Some countries reject the one-hour increment entirely. India operates on a single time zone that is 5.5 hours ahead of Coordinated Universal Time (UTC), a half-hour offset chosen because the country’s geographic center falls between two standard zones. Nepal uses an even more unusual 5 hours and 45 minutes ahead of UTC, closely matching the solar time in its capital, Kathmandu. Iran and Afghanistan sit at 3.5 and 4.5 hours ahead of UTC, respectively. Canada’s island of Newfoundland is 3.5 hours behind UTC rather than the 4 hours its longitude would suggest.
These fractional offsets exist because governments decided that matching their clocks precisely to solar noon in their capital or geographic center mattered more than fitting neatly into the 24-zone grid. The system has always been a compromise between astronomical precision and human convenience, and countries continue to adjust. British Columbia, for example, will make its final seasonal clock change in March 2026, adopting permanent daylight saving time and effectively shifting its relationship to its time zone by one hour forever.

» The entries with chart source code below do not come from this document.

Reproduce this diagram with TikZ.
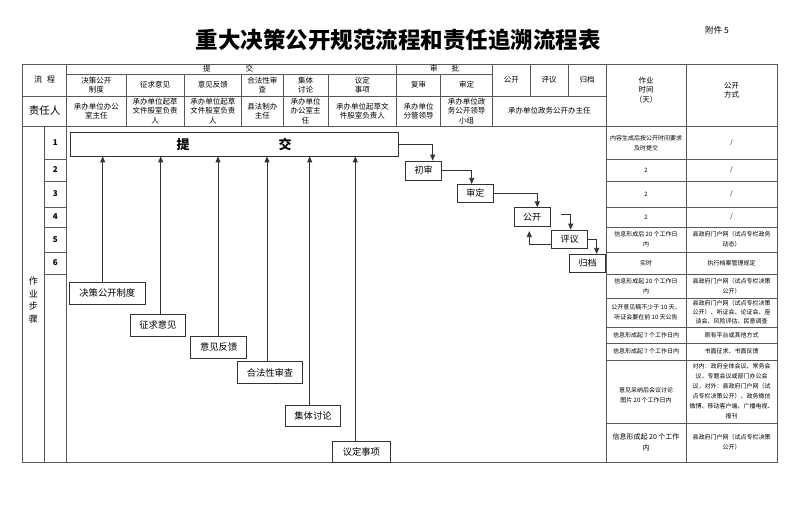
\documentclass[tikz,border=0pt]{standalone}
\usepackage{fontspec}
\setmainfont{Noto Sans CJK SC}
\usetikzlibrary{arrows.meta,calc}
\tikzset{
 tl/.style={draw=black!65, line width=0.8pt},
 hd/.style={font=\fontsize{7.5}{9.3}\selectfont, align=center, inner sep=0pt},
 rt/.style={font=\fontsize{6}{10}\selectfont, align=center, inner sep=0pt},
 fb/.style={draw=black!80, line width=0.8pt, font=\fontsize{9.3}{9.3}\selectfont, inner sep=0pt, rectangle},
 arr/.style={draw=black!80, line width=0.8pt, -{Triangle[length=6pt,width=5pt]}},
}
\begin{document}
\begin{tikzpicture}[x=1pt,y=-1pt]
\useasboundingbox (0,0) rectangle (800,513);
% title
\node[font=\fontsize{22.5}{23}\selectfont\bfseries] (title) at (398,40) {重大决策公开规范流程和责任追溯流程表};
\node[font=\fontsize{8.5}{9}\selectfont] (att) at (717,30) {附件 5};
% table frame
\draw[tl] (22.7,64) rectangle (777,462);
\draw[tl] (22.7,126) -- (777,126);
\draw[tl] (66.7,74) -- (492.7,74);
\draw[tl] (22.7,96) -- (606,96);
\foreach \x in {66.7,396.7,492.7,606,686} \draw[tl] (\x,64) -- (\x,126);
\foreach \x in {126,184,241.7,283,328,440.7} \draw[tl] (\x,74) -- (\x,126);
\foreach \x in {530,568} \draw[tl] (\x,64) -- (\x,96);
\foreach \x in {44,66.7,606,686} \draw[tl] (\x,126) -- (\x,462);
\foreach \y in {159,181,207,227,252,274} \draw[tl] (44,\y) -- (66.7,\y);
\foreach \y in {159,181,207,227,252,274,298,327,343,360,423} \draw[tl] (606,\y) -- (777,\y);
% header texts
\node[font=\fontsize{8}{9}\selectfont] (hlc) at (44.7,79.5) {流\hspace{5pt}程};
\node[font=\fontsize{10.5}{11}\selectfont] (hzr) at (44.7,111) {责任人};
\node[hd] (htj) at (228,69) {提\hspace{35pt}交};
\node[hd] (hsp) at (444.7,69) {审\hspace{14pt}批};
\node[hd] (h1) at (96.35,85) {决策公开\\制度};
\node[hd] (h2) at (155,85) {征求意见};
\node[hd] (h3) at (212.85,85) {意见反馈};
\node[hd] (h4) at (262.35,85) {合法性审\\查};
\node[hd] (h5) at (305.5,85) {集体\\讨论};
\node[hd] (h6) at (362.35,85) {议定\\事项};
\node[hd] (h7) at (418.7,85) {复审};
\node[hd] (h8) at (466.7,85) {审定};
\node[hd] (h9) at (511.35,79.5) {公开};
\node[hd] (h10) at (549,79.5) {评议};
\node[hd] (h11) at (587,79.5) {归档};
\node[hd] (h12) at (646,90) {作业\\时间\\（天）};
\node[hd] (h13) at (731.5,90) {公开\\方式};
\node[hd] (r1) at (96.35,111) {承办单位办公\\室主任};
\node[hd] (r2) at (155,111) {承办单位起草\\文件股室负责\\人};
\node[hd] (r3) at (212.85,111) {承办单位起草\\文件股室负责\\人};
\node[hd] (r4) at (262.35,111) {县法制办\\主任};
\node[hd] (r5) at (305.5,111) {承办单位\\办公室主\\任};
\node[hd] (r6) at (362.35,111) {承办单位起草文\\件股室负责人};
\node[hd] (r7) at (418.7,111) {承办单位\\分管领导};
\node[hd] (r8) at (466.7,111) {承办单位政\\务公开领导\\小组};
\node[hd] (r9) at (549.35,111) {承办单位政务公开办主任};
% left column
\node[font=\fontsize{9}{12.5}\selectfont, align=center, inner sep=0pt] (zybz) at (33.3,300) {作\\业\\步\\骤};
\foreach \n/\y in {1/143,2/170,3/194,4/217,5/239.5,6/263}
  \node[font=\fontsize{8}{8}\selectfont\bfseries] (n\n) at (55.35,\y) {\n};
% right column texts
\node[rt] (t1) at (646,143) {内容生成后按公开时间要求\\及时提交};
\node[rt] (m1) at (731.5,143) {/};
\node[rt] (t2) at (646,170) {2};
\node[rt] (m2) at (731.5,170) {/};
\node[rt] (t3) at (646,194) {2};
\node[rt] (m3) at (731.5,194) {/};
\node[rt] (t4) at (646,217) {2};
\node[rt] (m4) at (731.5,217) {/};
\node[rt] (t5) at (646,239.5) {信息形成后 20 个工作日\\内};
\node[rt] (m5) at (731.5,239.5) {县政府门户网（试点专栏政务\\动态）};
\node[rt] (t6) at (646,263) {实时};
\node[rt] (m6) at (731.5,263) {执行档案管理规定};
\node[rt] (t7) at (646,286) {信息形成起 20 个工作日\\内};
\node[rt] (m7) at (731.5,286) {县政府门户网（试点专栏决策\\公开）};
\node[rt] (t8) at (646,312.5) {公开意见稿不少于 10 天，\\听证会要在前 10 天公告};
\node[rt, font=\fontsize{6}{9}\selectfont] (m8) at (731.5,312.5) {县政府门户网（试点专栏决策\\公开）、听证会、论证会、座\\谈会、风险评估、民意调查};
\node[rt] (t9) at (646,335) {信息形成起 7 个工作日内};
\node[rt] (m9) at (731.5,335) {原有平台或其他方式};
\node[rt] (t10) at (646,351.5) {信息形成起 7 个工作日内};
\node[rt] (m10) at (731.5,351.5) {书面征求、书面反馈};
\node[rt] (t11) at (646,395) {意见采纳后会议讨论\\图片 20 个工作日内};
\node[rt] (m11) at (731.5,391.5) {对内：政府全体会议、常务会\\议，专题会议或部门办公会\\议，对外：县政府门户网（试\\点专栏决策公开）、政务微信\\微博、移动客户端、广播电视、\\报刊};
\node[rt, font=\fontsize{7}{10.5}\selectfont] (t12) at (646,442.5) {信息形成起 20 个工作\\内};
\node[rt] (m12) at (731.5,442.5) {县政府门户网（试点专栏决策\\公开）};
% flow: main box
\node[fb, minimum width=328pt, minimum height=24pt, font=\fontsize{13}{13}\selectfont\bfseries] (tj) at (234,144) {提\hspace{89pt}交};
% bottom boxes
\node[fb, minimum width=76pt, minimum height=21.3pt] (jc) at (107.3,293.35) {决策公开制度};
\node[fb, minimum width=55.7pt, minimum height=21.7pt] (zq) at (157.85,325.15) {征求意见};
\node[fb, minimum width=56pt, minimum height=22.3pt] (yj) at (218.7,347.15) {意见反馈};
\node[fb, minimum width=65.4pt, minimum height=21.6pt] (hf) at (270,372.5) {合法性审查};
\node[fb, minimum width=55.4pt, minimum height=21pt] (jt) at (313,415.5) {集体讨论};
\node[fb, minimum width=57.3pt, minimum height=21pt] (yd) at (361.35,452.2) {议定事项};
\draw[arr] (102.7,0 |- jc.north) -- (102.7,0 |- tj.south);
\draw[arr] (160.7,0 |- zq.north) -- (160.7,0 |- tj.south);
\draw[arr] (218,0 |- yj.north) -- (218,0 |- tj.south);
\draw[arr] (267,0 |- hf.north) -- (267,0 |- tj.south);
\draw[arr] (309.7,0 |- jt.north) -- (309.7,0 |- tj.south);
\draw[arr] (355.3,0 |- yd.north) -- (355.3,0 |- tj.south);
% right flow boxes
\node[fb, font=\fontsize{9}{9}\selectfont, minimum width=36pt, minimum height=19pt] (cs) at (423.7,170.5) {初审};
\node[fb, font=\fontsize{9}{9}\selectfont, minimum width=36pt, minimum height=18pt] (sd) at (475.3,193.3) {审定};
\node[fb, font=\fontsize{9}{9}\selectfont, minimum width=36pt, minimum height=19pt] (gk) at (532,217.2) {公开};
\node[fb, font=\fontsize{9}{9}\selectfont, minimum width=35.6pt, minimum height=18.3pt] (py) at (569.5,239.15) {评议};
\node[fb, font=\fontsize{9}{9}\selectfont, minimum width=36.4pt, minimum height=18pt] (gd) at (587.5,263.3) {归档};
\draw[arr] (tj.east) -| ($(cs.north)+(9,0)$);
\draw[arr] (cs.east) -| ($(sd.north)+(-3.6,0)$);
\draw[arr] (sd.east) -| ($(gk.north)+(5.3,0)$);
\draw[arr] ($(gk.east)+(10.7,-2.9)$) -| ($(py.north)+(1.2,0)$);
\draw[arr] ($(py.west)+(0,4.8)$) -| ($(gk.south)+(-2.7,4)$);
\draw[arr] (py.east) -| ($(gd.north)+(9.2,0)$);
\end{tikzpicture}
\end{document}
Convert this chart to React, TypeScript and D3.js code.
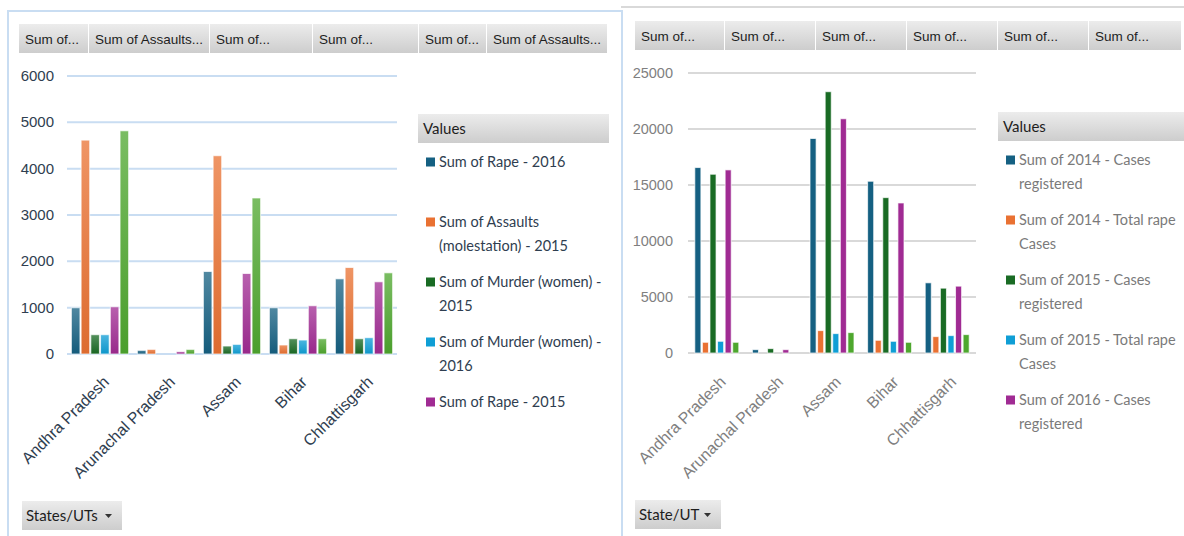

The Simple Geometry Behind It All
The underlying math hasn’t changed since Fleming sketched it out in the 1870s. The Earth rotates 360 degrees every 24 hours, which means it turns 15 degrees per hour. Each time zone ideally spans 15 degrees of longitude, and clocks in neighboring zones differ by one hour. If you travel east across one zone boundary, you set your clock forward one hour. Travel west, and you set it back. Cross all 24 zones and you’ve gone around the world, gaining or losing a full day, which is why the International Date Line exists on the opposite side of the globe from Greenwich.
What started as a frustrated engineer missing a train in 1876 became, within less than a decade, the organizing principle for how billions of people coordinate their days. The zones have been tweaked, stretched, and politically redrawn countless times since, but the core idea remains exactly what Fleming and Allen proposed: pick a reference point, divide the planet into slices, and agree to pretend the sun is in the same position for everyone within each slice.